• **Records supplied**:

_ _ _ _ _ _ _

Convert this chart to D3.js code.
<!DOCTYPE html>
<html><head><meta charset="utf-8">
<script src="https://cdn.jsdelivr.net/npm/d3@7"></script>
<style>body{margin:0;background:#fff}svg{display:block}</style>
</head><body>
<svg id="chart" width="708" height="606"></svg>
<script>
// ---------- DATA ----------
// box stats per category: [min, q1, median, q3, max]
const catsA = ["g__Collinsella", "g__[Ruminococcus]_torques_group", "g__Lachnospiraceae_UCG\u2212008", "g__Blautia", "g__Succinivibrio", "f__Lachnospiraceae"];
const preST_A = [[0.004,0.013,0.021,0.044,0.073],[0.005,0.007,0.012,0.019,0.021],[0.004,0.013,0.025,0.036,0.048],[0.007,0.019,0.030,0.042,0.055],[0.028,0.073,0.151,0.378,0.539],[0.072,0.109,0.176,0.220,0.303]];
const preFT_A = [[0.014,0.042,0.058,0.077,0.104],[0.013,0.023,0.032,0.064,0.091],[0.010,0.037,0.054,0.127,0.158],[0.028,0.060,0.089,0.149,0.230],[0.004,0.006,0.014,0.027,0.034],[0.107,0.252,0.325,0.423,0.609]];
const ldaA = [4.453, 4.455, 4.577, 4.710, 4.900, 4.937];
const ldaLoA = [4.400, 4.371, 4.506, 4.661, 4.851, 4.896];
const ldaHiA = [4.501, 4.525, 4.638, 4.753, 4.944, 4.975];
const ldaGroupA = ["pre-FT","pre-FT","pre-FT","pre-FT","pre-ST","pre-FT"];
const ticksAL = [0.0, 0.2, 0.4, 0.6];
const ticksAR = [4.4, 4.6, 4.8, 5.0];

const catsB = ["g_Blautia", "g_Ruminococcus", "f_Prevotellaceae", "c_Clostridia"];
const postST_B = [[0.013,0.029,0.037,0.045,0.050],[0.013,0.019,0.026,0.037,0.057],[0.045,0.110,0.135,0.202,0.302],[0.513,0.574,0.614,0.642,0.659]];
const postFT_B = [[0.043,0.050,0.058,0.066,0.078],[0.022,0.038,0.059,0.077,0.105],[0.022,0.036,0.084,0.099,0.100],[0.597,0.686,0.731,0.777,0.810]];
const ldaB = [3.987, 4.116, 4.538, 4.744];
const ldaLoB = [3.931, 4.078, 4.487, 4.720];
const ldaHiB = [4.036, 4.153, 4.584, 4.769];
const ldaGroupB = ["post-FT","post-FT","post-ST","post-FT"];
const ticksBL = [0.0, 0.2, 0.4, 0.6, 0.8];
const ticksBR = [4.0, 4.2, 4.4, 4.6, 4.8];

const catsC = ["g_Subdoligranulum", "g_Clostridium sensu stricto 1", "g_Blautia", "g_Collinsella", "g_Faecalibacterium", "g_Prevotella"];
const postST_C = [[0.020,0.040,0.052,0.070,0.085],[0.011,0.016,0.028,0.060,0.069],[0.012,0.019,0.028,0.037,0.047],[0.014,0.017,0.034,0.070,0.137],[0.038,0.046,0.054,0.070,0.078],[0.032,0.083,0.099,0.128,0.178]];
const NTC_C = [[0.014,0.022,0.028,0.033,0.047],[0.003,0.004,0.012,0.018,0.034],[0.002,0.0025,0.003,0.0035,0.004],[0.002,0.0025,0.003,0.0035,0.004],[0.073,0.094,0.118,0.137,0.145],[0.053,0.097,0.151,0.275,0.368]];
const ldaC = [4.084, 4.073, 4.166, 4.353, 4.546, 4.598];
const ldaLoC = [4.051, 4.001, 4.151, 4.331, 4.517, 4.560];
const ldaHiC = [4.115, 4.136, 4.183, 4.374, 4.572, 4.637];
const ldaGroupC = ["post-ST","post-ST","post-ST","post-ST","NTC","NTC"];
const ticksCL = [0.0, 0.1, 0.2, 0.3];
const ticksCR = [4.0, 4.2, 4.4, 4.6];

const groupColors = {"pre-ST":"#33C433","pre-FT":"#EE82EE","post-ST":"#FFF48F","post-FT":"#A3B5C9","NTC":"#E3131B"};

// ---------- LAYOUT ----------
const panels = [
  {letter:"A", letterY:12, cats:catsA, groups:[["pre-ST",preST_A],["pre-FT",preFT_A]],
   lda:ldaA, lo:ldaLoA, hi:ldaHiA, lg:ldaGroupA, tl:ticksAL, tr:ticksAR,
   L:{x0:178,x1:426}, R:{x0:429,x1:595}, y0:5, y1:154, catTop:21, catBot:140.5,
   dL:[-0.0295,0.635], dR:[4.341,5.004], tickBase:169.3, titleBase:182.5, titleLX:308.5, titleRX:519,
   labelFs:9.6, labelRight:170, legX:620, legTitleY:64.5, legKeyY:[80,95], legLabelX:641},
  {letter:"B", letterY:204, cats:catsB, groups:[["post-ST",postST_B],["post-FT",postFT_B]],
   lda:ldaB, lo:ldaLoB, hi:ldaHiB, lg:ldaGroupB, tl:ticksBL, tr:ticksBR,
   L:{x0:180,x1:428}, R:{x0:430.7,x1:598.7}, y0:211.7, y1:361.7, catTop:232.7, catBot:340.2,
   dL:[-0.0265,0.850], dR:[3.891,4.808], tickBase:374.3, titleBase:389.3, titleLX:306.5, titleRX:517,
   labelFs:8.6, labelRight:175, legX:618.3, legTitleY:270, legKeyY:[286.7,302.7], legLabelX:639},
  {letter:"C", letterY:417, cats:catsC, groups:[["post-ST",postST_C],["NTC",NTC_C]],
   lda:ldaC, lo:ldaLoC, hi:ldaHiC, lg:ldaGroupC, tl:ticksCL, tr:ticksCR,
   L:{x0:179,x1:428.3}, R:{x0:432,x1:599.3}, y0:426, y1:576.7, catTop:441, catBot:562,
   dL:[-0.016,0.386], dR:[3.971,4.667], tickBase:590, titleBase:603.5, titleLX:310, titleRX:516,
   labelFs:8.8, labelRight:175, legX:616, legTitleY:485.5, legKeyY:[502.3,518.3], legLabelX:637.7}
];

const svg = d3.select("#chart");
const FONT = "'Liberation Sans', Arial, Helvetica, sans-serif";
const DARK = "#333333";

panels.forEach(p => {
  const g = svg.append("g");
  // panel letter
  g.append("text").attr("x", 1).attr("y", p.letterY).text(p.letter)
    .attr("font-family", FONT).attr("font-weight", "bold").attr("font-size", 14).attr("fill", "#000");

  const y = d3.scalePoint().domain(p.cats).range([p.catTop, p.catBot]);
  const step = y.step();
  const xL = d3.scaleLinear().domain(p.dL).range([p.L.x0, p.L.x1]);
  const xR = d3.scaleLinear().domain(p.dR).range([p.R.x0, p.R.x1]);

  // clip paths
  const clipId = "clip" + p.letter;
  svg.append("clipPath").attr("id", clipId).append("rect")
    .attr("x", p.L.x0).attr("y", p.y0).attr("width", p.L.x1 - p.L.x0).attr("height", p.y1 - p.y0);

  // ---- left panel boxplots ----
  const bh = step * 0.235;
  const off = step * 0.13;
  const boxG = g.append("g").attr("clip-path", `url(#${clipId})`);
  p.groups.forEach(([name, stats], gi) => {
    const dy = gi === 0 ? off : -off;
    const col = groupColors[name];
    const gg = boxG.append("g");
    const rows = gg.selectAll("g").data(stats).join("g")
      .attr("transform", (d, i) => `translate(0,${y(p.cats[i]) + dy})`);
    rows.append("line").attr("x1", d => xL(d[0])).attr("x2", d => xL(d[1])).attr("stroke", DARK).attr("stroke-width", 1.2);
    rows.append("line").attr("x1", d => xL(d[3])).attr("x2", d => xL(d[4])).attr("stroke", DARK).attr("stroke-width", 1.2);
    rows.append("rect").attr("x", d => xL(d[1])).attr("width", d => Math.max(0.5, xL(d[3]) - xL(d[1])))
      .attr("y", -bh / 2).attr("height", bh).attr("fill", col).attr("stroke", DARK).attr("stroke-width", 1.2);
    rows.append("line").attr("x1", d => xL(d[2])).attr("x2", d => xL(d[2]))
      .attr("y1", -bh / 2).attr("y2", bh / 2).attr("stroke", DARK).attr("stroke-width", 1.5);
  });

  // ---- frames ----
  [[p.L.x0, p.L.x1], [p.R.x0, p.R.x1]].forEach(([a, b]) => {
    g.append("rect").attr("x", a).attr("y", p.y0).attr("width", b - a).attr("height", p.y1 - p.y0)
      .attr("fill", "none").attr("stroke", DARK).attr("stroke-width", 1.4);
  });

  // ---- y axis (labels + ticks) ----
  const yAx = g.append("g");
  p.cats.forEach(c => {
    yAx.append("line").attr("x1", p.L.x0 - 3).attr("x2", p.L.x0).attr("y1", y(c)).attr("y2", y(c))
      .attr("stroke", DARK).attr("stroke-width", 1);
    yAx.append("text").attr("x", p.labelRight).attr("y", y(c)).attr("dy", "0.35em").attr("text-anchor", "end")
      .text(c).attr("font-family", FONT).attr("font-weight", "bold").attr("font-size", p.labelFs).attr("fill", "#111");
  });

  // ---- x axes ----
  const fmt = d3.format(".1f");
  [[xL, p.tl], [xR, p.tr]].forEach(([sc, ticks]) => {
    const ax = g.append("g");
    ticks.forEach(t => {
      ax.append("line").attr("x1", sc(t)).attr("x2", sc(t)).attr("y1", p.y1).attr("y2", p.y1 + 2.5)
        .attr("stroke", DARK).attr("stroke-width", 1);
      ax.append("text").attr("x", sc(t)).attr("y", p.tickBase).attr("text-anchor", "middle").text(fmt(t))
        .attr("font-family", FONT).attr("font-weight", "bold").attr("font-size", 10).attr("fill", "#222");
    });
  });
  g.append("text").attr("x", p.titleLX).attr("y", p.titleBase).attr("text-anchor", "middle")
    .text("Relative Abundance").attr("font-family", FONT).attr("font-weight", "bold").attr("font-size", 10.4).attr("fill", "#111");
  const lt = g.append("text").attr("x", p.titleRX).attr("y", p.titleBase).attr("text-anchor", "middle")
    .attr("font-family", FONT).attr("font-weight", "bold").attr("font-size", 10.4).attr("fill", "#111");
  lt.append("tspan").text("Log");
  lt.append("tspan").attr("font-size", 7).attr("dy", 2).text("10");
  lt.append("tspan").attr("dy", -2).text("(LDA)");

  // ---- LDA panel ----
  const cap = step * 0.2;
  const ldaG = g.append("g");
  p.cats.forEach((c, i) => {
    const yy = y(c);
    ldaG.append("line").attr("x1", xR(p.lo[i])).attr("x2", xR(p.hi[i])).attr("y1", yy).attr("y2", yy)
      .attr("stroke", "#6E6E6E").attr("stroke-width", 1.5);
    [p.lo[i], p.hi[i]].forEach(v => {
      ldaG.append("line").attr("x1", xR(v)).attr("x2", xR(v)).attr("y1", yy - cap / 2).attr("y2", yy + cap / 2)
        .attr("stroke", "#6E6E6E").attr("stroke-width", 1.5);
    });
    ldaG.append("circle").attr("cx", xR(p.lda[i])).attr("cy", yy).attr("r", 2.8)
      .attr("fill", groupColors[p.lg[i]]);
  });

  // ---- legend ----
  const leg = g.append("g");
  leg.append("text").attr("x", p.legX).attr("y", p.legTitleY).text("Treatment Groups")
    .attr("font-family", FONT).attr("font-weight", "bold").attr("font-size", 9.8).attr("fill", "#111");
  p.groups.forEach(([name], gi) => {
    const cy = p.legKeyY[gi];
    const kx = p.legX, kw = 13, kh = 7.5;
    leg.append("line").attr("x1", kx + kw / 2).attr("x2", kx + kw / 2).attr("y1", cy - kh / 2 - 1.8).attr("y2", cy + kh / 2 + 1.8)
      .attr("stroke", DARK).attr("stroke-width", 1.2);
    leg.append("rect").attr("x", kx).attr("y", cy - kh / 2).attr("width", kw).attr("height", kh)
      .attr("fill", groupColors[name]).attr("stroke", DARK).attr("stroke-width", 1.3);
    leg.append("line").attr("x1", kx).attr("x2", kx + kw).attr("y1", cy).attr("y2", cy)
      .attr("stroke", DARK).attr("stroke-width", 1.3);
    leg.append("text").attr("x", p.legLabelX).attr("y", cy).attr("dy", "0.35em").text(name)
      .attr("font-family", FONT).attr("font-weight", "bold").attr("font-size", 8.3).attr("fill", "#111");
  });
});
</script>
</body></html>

_ _ _ _ _ _ _

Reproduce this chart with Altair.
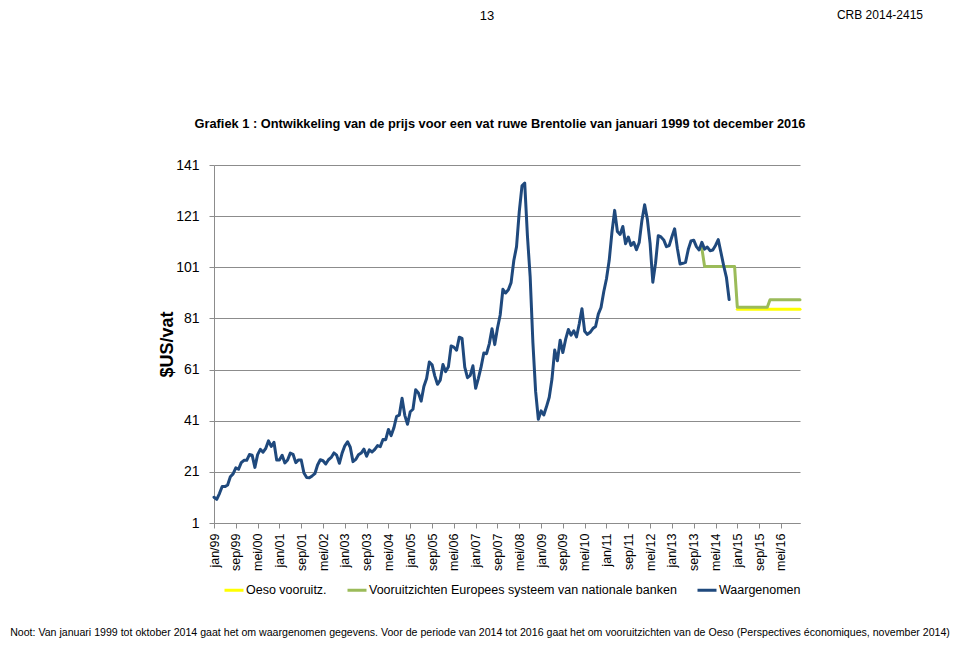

_ _ _ _ _ _ _

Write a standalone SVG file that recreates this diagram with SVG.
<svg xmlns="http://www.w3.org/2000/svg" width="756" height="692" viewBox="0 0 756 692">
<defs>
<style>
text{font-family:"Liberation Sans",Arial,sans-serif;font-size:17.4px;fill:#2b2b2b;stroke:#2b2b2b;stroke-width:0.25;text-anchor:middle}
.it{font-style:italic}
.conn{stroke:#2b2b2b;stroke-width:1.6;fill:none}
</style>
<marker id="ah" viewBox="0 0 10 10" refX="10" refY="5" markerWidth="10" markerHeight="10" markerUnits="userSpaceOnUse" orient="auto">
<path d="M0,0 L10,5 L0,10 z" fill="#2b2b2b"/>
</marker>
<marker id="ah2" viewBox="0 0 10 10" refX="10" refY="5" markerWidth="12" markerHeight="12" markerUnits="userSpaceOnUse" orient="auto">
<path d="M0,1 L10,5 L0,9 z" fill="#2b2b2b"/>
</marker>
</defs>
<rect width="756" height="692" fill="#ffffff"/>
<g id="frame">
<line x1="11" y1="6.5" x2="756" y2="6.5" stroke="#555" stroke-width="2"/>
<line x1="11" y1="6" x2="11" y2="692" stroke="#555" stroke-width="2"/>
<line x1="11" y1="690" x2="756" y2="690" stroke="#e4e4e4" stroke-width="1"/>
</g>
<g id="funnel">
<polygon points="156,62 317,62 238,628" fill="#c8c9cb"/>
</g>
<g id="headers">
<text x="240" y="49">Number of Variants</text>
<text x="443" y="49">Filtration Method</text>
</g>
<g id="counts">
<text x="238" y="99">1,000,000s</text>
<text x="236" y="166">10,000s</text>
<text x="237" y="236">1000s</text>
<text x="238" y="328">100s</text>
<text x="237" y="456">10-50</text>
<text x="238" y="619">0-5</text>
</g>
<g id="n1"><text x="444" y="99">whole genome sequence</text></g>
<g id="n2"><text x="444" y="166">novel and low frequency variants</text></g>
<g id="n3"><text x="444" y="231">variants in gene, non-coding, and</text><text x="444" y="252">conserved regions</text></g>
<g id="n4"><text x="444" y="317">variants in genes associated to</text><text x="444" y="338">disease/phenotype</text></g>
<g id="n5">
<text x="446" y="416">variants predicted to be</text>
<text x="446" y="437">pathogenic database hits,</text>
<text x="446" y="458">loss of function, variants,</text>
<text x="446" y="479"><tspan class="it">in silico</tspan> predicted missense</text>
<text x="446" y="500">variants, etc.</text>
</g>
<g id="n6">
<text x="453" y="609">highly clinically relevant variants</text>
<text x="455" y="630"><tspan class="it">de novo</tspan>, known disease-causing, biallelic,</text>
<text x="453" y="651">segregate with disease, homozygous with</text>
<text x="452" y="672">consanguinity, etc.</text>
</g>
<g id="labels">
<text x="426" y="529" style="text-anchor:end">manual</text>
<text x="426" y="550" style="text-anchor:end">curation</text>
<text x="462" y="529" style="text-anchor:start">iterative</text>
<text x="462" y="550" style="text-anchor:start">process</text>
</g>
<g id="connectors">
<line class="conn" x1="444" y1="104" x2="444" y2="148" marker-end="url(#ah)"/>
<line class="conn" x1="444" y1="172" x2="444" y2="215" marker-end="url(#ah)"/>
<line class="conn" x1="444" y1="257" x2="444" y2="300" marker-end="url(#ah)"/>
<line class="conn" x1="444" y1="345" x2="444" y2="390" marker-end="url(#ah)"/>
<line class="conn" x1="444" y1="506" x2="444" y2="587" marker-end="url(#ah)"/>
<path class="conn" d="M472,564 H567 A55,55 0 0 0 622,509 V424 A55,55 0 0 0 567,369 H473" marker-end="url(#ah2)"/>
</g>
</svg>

_ _ _ _ _ _ _

Pull out every line above that holds the word "with".

• **Output of the task**:
Reproduce this chart with Altair.
Write a standalone SVG file that recreates this diagram with SVG.
<text x="453" y="651">segregate with disease, homozygous with</text>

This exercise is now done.